WHAT THE TASK ASKS: Report the count of lines that carry the string "with", and add nothing.

<<<<

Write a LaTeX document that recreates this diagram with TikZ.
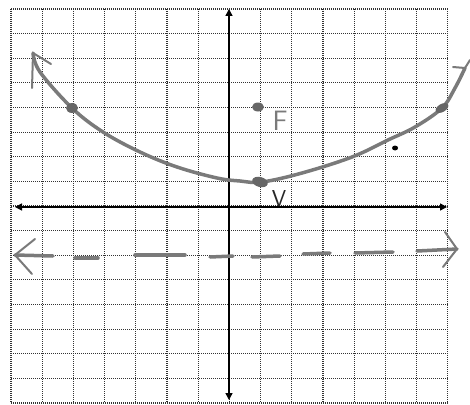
\documentclass[tikz,border=0pt]{standalone}
\usetikzlibrary{arrows.meta}
\definecolor{pencil}{HTML}{7A7A7A}
\definecolor{blob}{HTML}{666666}
\tikzset{
  gridline/.style={dash pattern=on 1pt off 1pt, line width=1.1pt, black!80},
  axisline/.style={line width=1.5pt, black, {Triangle[length=7pt,width=7pt]}-{Triangle[length=7pt,width=7pt]}},
  curveline/.style={line width=3.5pt, pencil, line cap=round, line join=round},
  dashseg/.style={line width=3.5pt, pencil, line cap=round},
  barb/.style={line width=2pt, pencil, line cap=round, line join=round},
  blobmark/.style={fill=blob, draw=none},
  lbl/.style={font=\sffamily\fontsize{23}{23}\selectfont, inner sep=0pt}
}
\begin{document}
\begin{tikzpicture}[x=1pt,y=-1pt]
\useasboundingbox (0,0) rectangle (470,404);
\fill[white] (0,0) rectangle (470,404);
% grid
\foreach \i in {0,...,14} \draw[gridline] ({11+31.2*\i},9) -- ({11+31.2*\i},403);
\foreach \j in {0,...,16} \draw[gridline] (11,{9+24.625*\j}) -- (448,{9+24.625*\j});
% axes
\coordinate (xl) at (15,207);
\coordinate (xr) at (447,207);
\coordinate (yt) at (229,9);
\coordinate (yb) at (229,400);
\draw[axisline] (xl) -- (xr);
\draw[axisline] (yt) -- (yb);
% directrix
\draw[dashseg] (15,255) -- (53,256);
\draw[dashseg] (75,258) -- (98,258);
\draw[dashseg] (135,255) -- (185,255);
\draw[dashseg] (210,257) -- (233,256);
\draw[dashseg] (252,257) -- (280,256);
\draw[dashseg] (303,254) -- (330,253);
\draw[dashseg] (355,253) -- (393,252);
\draw[dashseg] (417,251) -- (457,249);
\draw[barb] (35,239) -- (15,255) -- (32,274);
\draw[barb] (445,232) -- (457,249) -- (443,267);
% parabola
\coordinate (lt) at (33,53);
\coordinate (rt) at (465,68);
\draw[curveline] plot[smooth, tension=0.6] coordinates {(33,53) (40,72) (72,108) (103,132) (140,152) (177,167) (217,178) (240,181) (262,182) (302,173) (352,157) (388,140) (415,127) (442,108) (455,88) (465,68)};
\draw[barb] (32,88) -- (lt) -- (51,64);
\draw[barb] (453,67) -- (rt) -- (470,60);
% points
\fill[blobmark] (72,108) ellipse (6pt and 5pt);
\fill[blobmark, rotate around={-15:(260,182)}] (260,182) ellipse (8pt and 5pt);
\fill[blobmark] (258,107) ellipse (6pt and 4.5pt);
\fill[blobmark, rotate around={30:(442,108)}] (442,108) ellipse (7pt and 4pt);
\fill[black] (395,148) ellipse (3pt and 2.5pt);
% labels
\node[lbl, text=pencil, font=\sffamily\fontsize{28}{28}\selectfont] (F) at (280,121) {F};
\node[lbl, text=black!85] (V) at (279,199) {V};
\end{tikzpicture}
\end{document}
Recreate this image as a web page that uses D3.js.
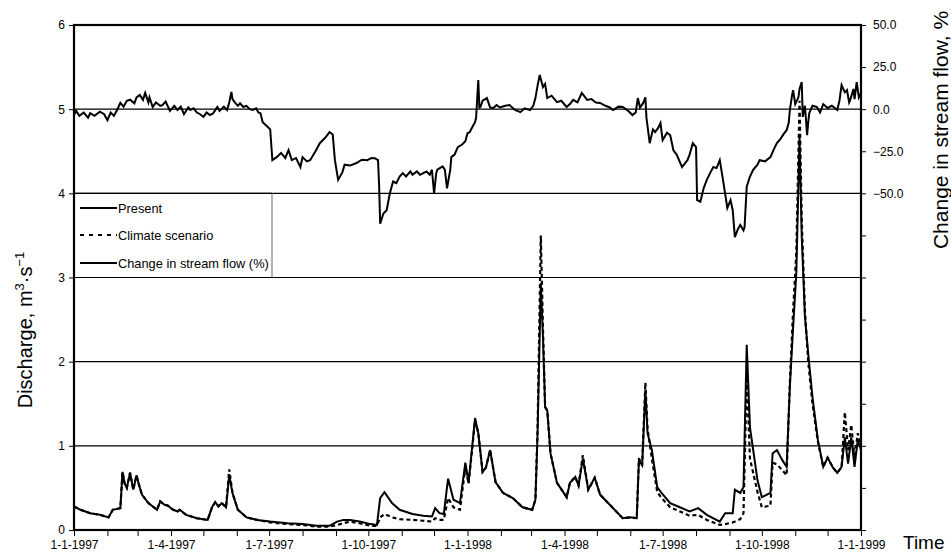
<!DOCTYPE html>
<html>
<head>
<meta charset="utf-8">
<script src="https://cdn.jsdelivr.net/npm/d3@7/dist/d3.min.js"></script>
<style>
  html, body { margin: 0; padding: 0; background: #fff; }
  svg { display: block; font-family: "Liberation Sans", Arial, sans-serif; }
</style>
</head>
<body>
<svg id="chart" width="951" height="555"></svg>
<script>
// ---------- DATA (day offsets from 1-1-1997) ----------
const qDays = [0,6,15,24,32,36,43,45,47,49,52,55,58,60,63,69,77,80,84,87,92,96,98,104,114,124,128,131,134,137,141,144,147,152,160,170,182,198,212,225,237,244,250,256,265,275,281,284,288,295,302,314,324,332,335,339,343,347,352,358,363,366,372,375,379,382,386,391,398,407,416,425,428,430,433,435,437,439,442,448,457,460,465,468,472,477,483,488,497,509,516,522,524,527,530,532,536,541,545,553,562,571,579,587,599,604,611,613,618,621,624,627,634,638,646,648,652,657,661,664,667,670,673,675,678,681,685,690,695,699,704,708,712,715,718,721,724,727,730];
const presentQ = [0.28,0.24,0.20,0.18,0.15,0.24,0.26,0.69,0.55,0.50,0.68,0.48,0.65,0.55,0.42,0.32,0.24,0.34,0.30,0.29,0.24,0.22,0.24,0.18,0.14,0.12,0.27,0.33,0.28,0.32,0.27,0.65,0.44,0.24,0.15,0.12,0.10,0.08,0.07,0.05,0.05,0.10,0.12,0.12,0.10,0.07,0.06,0.38,0.45,0.32,0.24,0.19,0.17,0.16,0.26,0.20,0.19,0.61,0.36,0.32,0.80,0.56,1.33,1.15,0.69,0.74,0.95,0.57,0.44,0.38,0.27,0.24,0.36,1.15,2.93,2.29,1.46,1.42,0.91,0.56,0.39,0.56,0.63,0.53,0.85,0.48,0.62,0.42,0.30,0.14,0.15,0.14,0.83,0.77,1.66,1.15,0.95,0.51,0.44,0.32,0.27,0.22,0.26,0.18,0.10,0.20,0.20,0.48,0.44,0.51,2.20,1.22,0.59,0.39,0.44,0.91,0.95,0.83,0.75,1.70,2.40,3.05,4.67,3.50,2.53,2.10,1.58,1.07,0.75,0.86,0.74,0.68,0.75,1.10,0.79,1.10,0.75,1.07,0.95];
const climateQ = [0.28,0.24,0.20,0.18,0.15,0.24,0.26,0.69,0.55,0.50,0.68,0.48,0.65,0.55,0.42,0.32,0.24,0.34,0.30,0.29,0.24,0.22,0.24,0.18,0.14,0.12,0.27,0.33,0.28,0.32,0.27,0.72,0.44,0.24,0.15,0.12,0.09,0.07,0.06,0.04,0.04,0.06,0.08,0.10,0.08,0.05,0.05,0.15,0.19,0.15,0.13,0.12,0.11,0.10,0.14,0.12,0.12,0.38,0.27,0.24,0.75,0.55,1.30,1.15,0.69,0.74,0.95,0.57,0.44,0.38,0.27,0.24,0.36,1.20,3.50,2.40,1.46,1.42,0.91,0.56,0.39,0.56,0.63,0.53,0.89,0.48,0.62,0.42,0.30,0.14,0.15,0.14,0.85,0.77,1.75,1.20,0.85,0.45,0.38,0.27,0.22,0.17,0.18,0.12,0.06,0.07,0.09,0.10,0.13,0.20,1.82,0.85,0.45,0.27,0.29,0.80,0.78,0.71,0.65,1.75,2.60,3.30,5.10,3.70,2.60,2.00,1.50,1.05,0.75,0.86,0.74,0.68,0.75,1.40,0.95,1.25,0.85,1.15,1.00];

const pctDays = [0,2,5,9,13,15,19,24,28,31,34,37,40,43,46,49,52,56,58,61,64,66,69,70,73,76,80,82,85,89,93,96,99,102,106,108,111,114,117,120,123,126,129,133,135,139,142,144,146,147,149,152,154,157,160,163,166,169,171,173,175,180,182,184,188,192,196,199,202,206,210,212,216,219,224,228,233,237,240,242,245,249,251,256,262,267,272,276,279,282,283,284,287,290,293,296,299,302,305,308,312,314,318,321,324,327,330,332,334,336,337,342,344,346,349,350,353,356,360,363,365,367,370,372,373,375,376,377,379,383,386,389,392,395,400,404,409,414,418,423,426,428,430,432,435,437,439,443,448,452,457,460,463,467,471,476,480,484,488,493,497,500,505,509,514,518,521,523,525,528,530,531,534,537,539,542,544,546,550,553,556,559,564,569,571,574,577,578,581,584,587,590,593,596,599,602,606,609,611,613,616,618,621,622,624,627,630,634,636,641,646,649,652,655,658,661,663,664,666,667,669,672,673,675,676,678,680,681,682,685,689,692,695,699,703,708,710,712,715,717,719,720,723,724,726,728,730];
const changePct = [-3.5,-1,-4,-2,-5,-2.4,-4,-1.5,-3,-6.5,-2,-4,-0.5,3.7,1.5,5,5.6,3.5,7,8.4,5.5,9.6,4,7,1.3,4,2,2.4,4.5,-1,2,-0.5,1.5,-3,1,-0.5,0.5,-2,-3,-4.6,-2,-3.5,-2.5,1.3,-1,1.5,-0.5,4,10.2,6,4.2,2,3.5,1.3,2,0,-0.5,0.5,-2,-2.4,-7.7,-10.7,-12,-30.3,-28.5,-26,-29,-24.3,-30.3,-29,-34.4,-28.5,-31,-30.3,-25,-20.2,-17,-13.6,-15,-30.3,-42,-37.4,-33,-33.5,-32,-30,-30.3,-29,-29.1,-30.3,-45,-68,-62,-60,-50,-43,-44,-40,-38,-40,-37,-39,-37,-39,-38,-37,-39,-36,-50,-38,-36,-34,-36,-47,-36,-28.5,-27,-22.6,-21,-19,-14.3,-13.7,-10,-7.7,-5,17.3,1,1.3,5,6.6,1,0.7,2.5,1,2,2.4,-0.5,-1.8,0.5,-0.5,2,6.6,14,20.3,13.1,15,6.6,8,4.2,5,1.3,3,5.5,4,9.6,5.5,6,4,3.7,2,1,-0.5,1.5,1.3,-1,-3.5,-2,6.6,1,3.7,7,-5.2,-20.2,-12,-13.6,-11,-8.3,-18.4,-14,-15.4,-24.4,-27,-34.4,-30.3,-27,-20.2,-22.5,-54,-55,-47,-42,-38,-34.4,-35,-30.3,-42,-58.7,-54,-60,-76,-71,-68.8,-72,-70,-46,-40,-36,-33,-30.3,-31,-28.5,-24,-20.2,-18,-15,-12.5,-8,-0.5,8,11.3,3,7.2,12,16.1,-4.6,2,-15.4,-8,-2.4,2,1.3,-2,3,0.7,2,-0.5,5,14.3,10,11.3,4,5.5,12,6,16,7,9.6];

const leftTicks = [0,1,2,3,4,5,6];
const rightTicks = [50,25,0,-25,-50,-75,-100,-125,-150,-175,-200,-225,-250];
const rightLabeled = [50,25,0,-25,-50];
const legendLabels = ["Present","Climate scenario","Change in stream flow (%)"];

// ---------- LAYOUT ----------
const L = 74, R = 861, T = 25, B = 530;
const svg = d3.select("#chart");
const t0 = Date.UTC(1997,0,1);
const toDate = d => new Date(t0 + d*86400000);

const x = d3.scaleUtc().domain([toDate(0), new Date(Date.UTC(1999,0,1))]).range([L, R]);
const yL = d3.scaleLinear().domain([0,6]).range([B, T]);
const yR = d3.scaleLinear().domain([-250,50]).range([B, T]);

// gridlines
svg.append("g").selectAll("line").data([1,2,3,4,5]).join("line")
  .attr("x1", L).attr("x2", R)
  .attr("y1", d => yL(d)).attr("y2", d => yL(d))
  .attr("stroke", "#000").attr("stroke-width", 1.2);

// lines
const qLineP = d3.line().x((d,i) => x(toDate(qDays[i]))).y(d => yL(d));
const pLine = d3.line().x((d,i) => x(toDate(pctDays[i]))).y(d => yR(d));

svg.append("path").datum(climateQ).attr("d", qLineP)
  .attr("fill","none").attr("stroke","#000").attr("stroke-width",2.2)
  .attr("stroke-dasharray","4,3");
svg.append("path").datum(presentQ).attr("d", qLineP)
  .attr("fill","none").attr("stroke","#000").attr("stroke-width",2);
svg.append("path").datum(changePct).attr("d", pLine)
  .attr("fill","none").attr("stroke","#000").attr("stroke-width",2);

// legend
const lg = svg.append("g");
lg.append("rect").attr("x", L).attr("y", yL(4)).attr("width", 198).attr("height", yL(3)-yL(4))
  .attr("fill","#fff").attr("stroke","none");
lg.append("line").attr("x1", L+198).attr("x2", L+198).attr("y1", yL(4)).attr("y2", yL(3))
  .attr("stroke","#808080").attr("stroke-width",1.2);
lg.append("line").attr("x1", L).attr("x2", L+198).attr("y1", yL(4)).attr("y2", yL(4))
  .attr("stroke","#000").attr("stroke-width",1.2);
lg.append("line").attr("x1", L).attr("x2", L+198).attr("y1", yL(3)).attr("y2", yL(3))
  .attr("stroke","#000").attr("stroke-width",1.2);
const rowsY = [208, 235, 263];
legendLabels.forEach((lab, i) => {
  lg.append("line").attr("x1", 80).attr("x2", 117).attr("y1", rowsY[i]).attr("y2", rowsY[i])
    .attr("stroke","#000").attr("stroke-width",2)
    .attr("stroke-dasharray", i === 1 ? "4,5" : null);
  lg.append("text").attr("x", 118).attr("y", rowsY[i] + 4.5)
    .attr("font-size", "12.8px").attr("fill","#000").text(lab);
});

// axes
const fmtDate = d => `${d.getUTCDate()}-${d.getUTCMonth()+1}-${d.getUTCFullYear()}`;
const xAxis = d3.axisBottom(x).ticks(d3.utcMonth.every(1)).tickSize(6).tickPadding(4)
  .tickFormat(d => d.getUTCMonth() % 3 === 0 ? fmtDate(d) : "");
const gx = svg.append("g").attr("transform", `translate(0,${B})`).call(xAxis);
gx.select(".domain").remove();
gx.selectAll(".tick line").attr("stroke","#000").attr("stroke-width",1);
gx.selectAll(".tick text").attr("font-size","12px").attr("fill","#000")
  .attr("font-family","Liberation Sans, Arial, sans-serif");

const yAxisL = d3.axisLeft(yL).tickValues(leftTicks).tickSize(5).tickPadding(4).tickFormat(d3.format("d"));
const gyl = svg.append("g").attr("transform", `translate(${L},0)`).call(yAxisL);
gyl.select(".domain").remove();
gyl.selectAll(".tick text").attr("font-size","12px").attr("fill","#000")
  .attr("font-family","Liberation Sans, Arial, sans-serif");

const yAxisR = d3.axisRight(yR).tickValues(rightTicks).tickSize(5).tickPadding(7)
  .tickFormat(d => rightLabeled.includes(d) ? d3.format(".1f")(d) : "");
const gyr = svg.append("g").attr("transform", `translate(${R},0)`).call(yAxisR);
gyr.select(".domain").remove();
gyr.selectAll(".tick text").attr("font-size","12px").attr("fill","#000")
  .attr("font-family","Liberation Sans, Arial, sans-serif");

// frame
svg.append("rect").attr("x", L).attr("y", T).attr("width", R-L).attr("height", B-T)
  .attr("fill","none").attr("stroke","#000").attr("stroke-width",2.2);

// titles
const lt = svg.append("text").attr("transform", "translate(32,330) rotate(-90)")
  .attr("text-anchor","middle").attr("font-size","20px").attr("fill","#000");
lt.append("tspan").text("Discharge, m");
lt.append("tspan").attr("font-size","13px").attr("dy",-8).text("3");
lt.append("tspan").attr("dy",8).text("·s");
lt.append("tspan").attr("font-size","13px").attr("dy",-8).text("\u22121");

svg.append("text").attr("transform", "translate(948,130) rotate(-90)")
  .attr("text-anchor","middle").attr("font-size","21px").attr("fill","#000")
  .text("Change in stream flow, %");

svg.append("text").attr("x", 903).attr("y", 549).attr("font-size","19px").attr("fill","#000").text("Time");
</script>
</body>
</html>
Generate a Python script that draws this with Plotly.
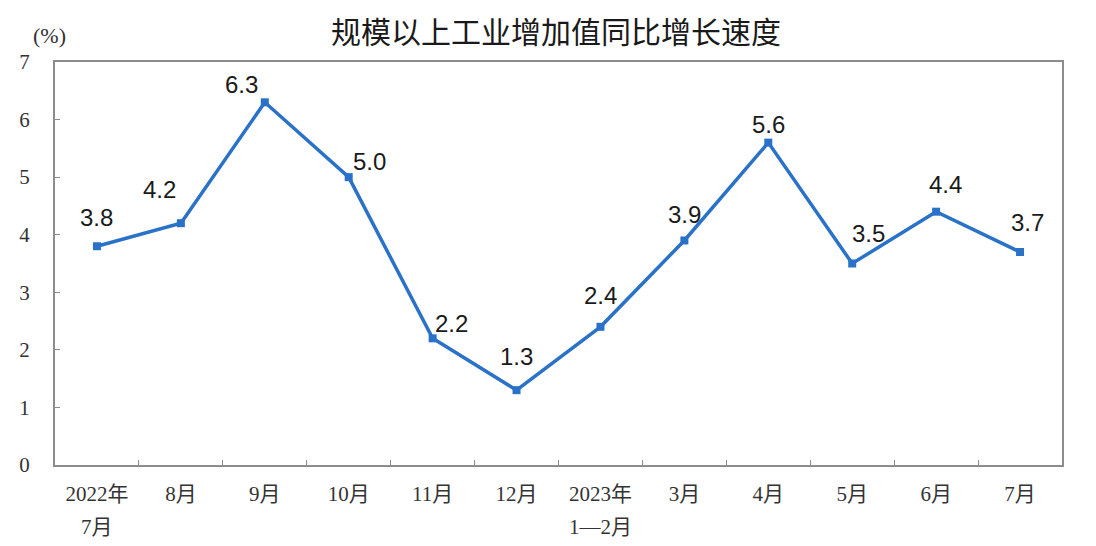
import plotly.graph_objects as go

categories_line1 = ["2022年", "8月", "9月", "10月", "11月", "12月",
                    "2023年", "3月", "4月", "5月", "6月", "7月"]
categories_line2 = ["7月", "", "", "", "", "", "1—2月", "", "", "", "", ""]
values = [3.8, 4.2, 6.3, 5.0, 2.2, 1.3, 2.4, 3.9, 5.6, 3.5, 4.4, 3.7]
value_labels = ["3.8", "4.2", "6.3", "5.0", "2.2", "1.3", "2.4", "3.9", "5.6", "3.5", "4.4", "3.7"]
y_ticks = [0, 1, 2, 3, 4, 5, 6, 7]

# label offsets (pixels) relative to each point
label_shift = [(0, 29), (-21, 34), (-23, 18), (21, 16), (19, 15), (0, 34),
               (0, 31), (0, 26), (0, 18), (16, 30), (9, 27), (7, 29)]

line_color = "#2a72c8"
axis_color = "#8c8c8c"
tick_font = dict(family="Liberation Serif, Noto Sans CJK SC, serif", size=21, color="#333")

fig = go.Figure()
fig.add_trace(go.Scatter(
    x=list(range(len(values))), y=values, mode="lines+markers",
    line=dict(color=line_color, width=3.5),
    marker=dict(symbol="square", size=8, color=line_color),
    showlegend=False, hoverinfo="skip",
))

for i, (v, t) in enumerate(zip(values, value_labels)):
    dx, dy = label_shift[i]
    fig.add_annotation(x=i, y=v, text=t, showarrow=False, xshift=dx, yshift=dy,
                       font=dict(family="Liberation Sans, Arial, sans-serif", size=24, color="#1a1a1a"))

for i, t in enumerate(categories_line2):
    if t:
        fig.add_annotation(x=i, y=0, yref="y", text=t, showarrow=False, yshift=-62,
                           font=tick_font)

fig.add_annotation(xref="paper", yref="paper", x=-0.005, y=1.066, text="(%)", showarrow=False,
                   xanchor="center", yanchor="middle",
                   font=dict(family="Liberation Serif, serif", size=22, color="#333"))

fig.update_layout(
    width=1096, height=546,
    margin=dict(l=47, r=42, t=54, b=89),
    paper_bgcolor="white", plot_bgcolor="white",
    title=dict(text="规模以上工业增加值同比增长速度", x=0.5, xanchor="center", y=0.955, yanchor="middle",
               font=dict(family="Noto Sans CJK SC, sans-serif", size=30, color="#1a1a1a")),
    xaxis=dict(
        range=[-0.5, len(values) - 0.5],
        tickmode="array", tickvals=list(range(len(values))), ticktext=categories_line1,
        showline=True, linecolor=axis_color, linewidth=2, mirror=True,
        ticks="", showgrid=False, zeroline=False,
        tickfont=tick_font,
        ticklabelstandoff=9,
        minor=dict(tickmode="array", tickvals=[i + 0.5 for i in range(len(values) - 1)],
                   ticks="inside", ticklen=5, tickcolor=axis_color, tickwidth=1),
    ),
    yaxis=dict(
        range=[0, 7], tickmode="array", tickvals=y_ticks,
        showline=True, linecolor=axis_color, linewidth=2, mirror=True,
        ticks="inside", ticklen=5, tickcolor=axis_color, showgrid=False, zeroline=False,
        tickfont=tick_font,
        ticklabelstandoff=19,
    ),
)

fig.write_html("out.html")
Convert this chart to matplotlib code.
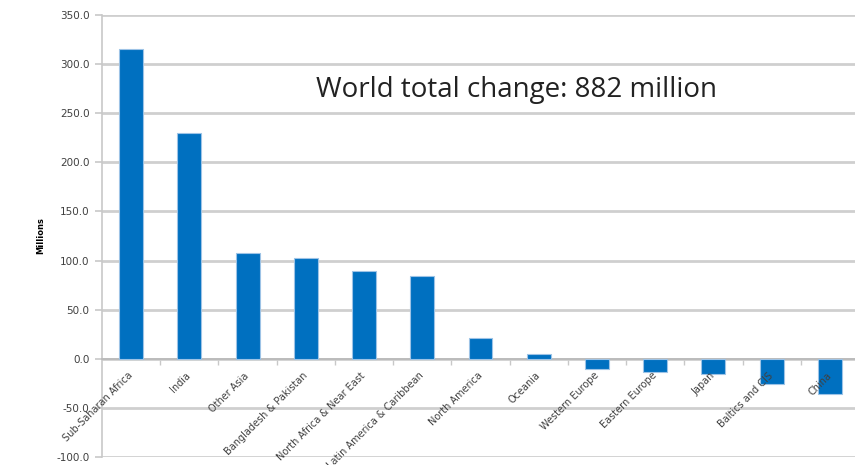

>>>>

THE RESPONSE: 2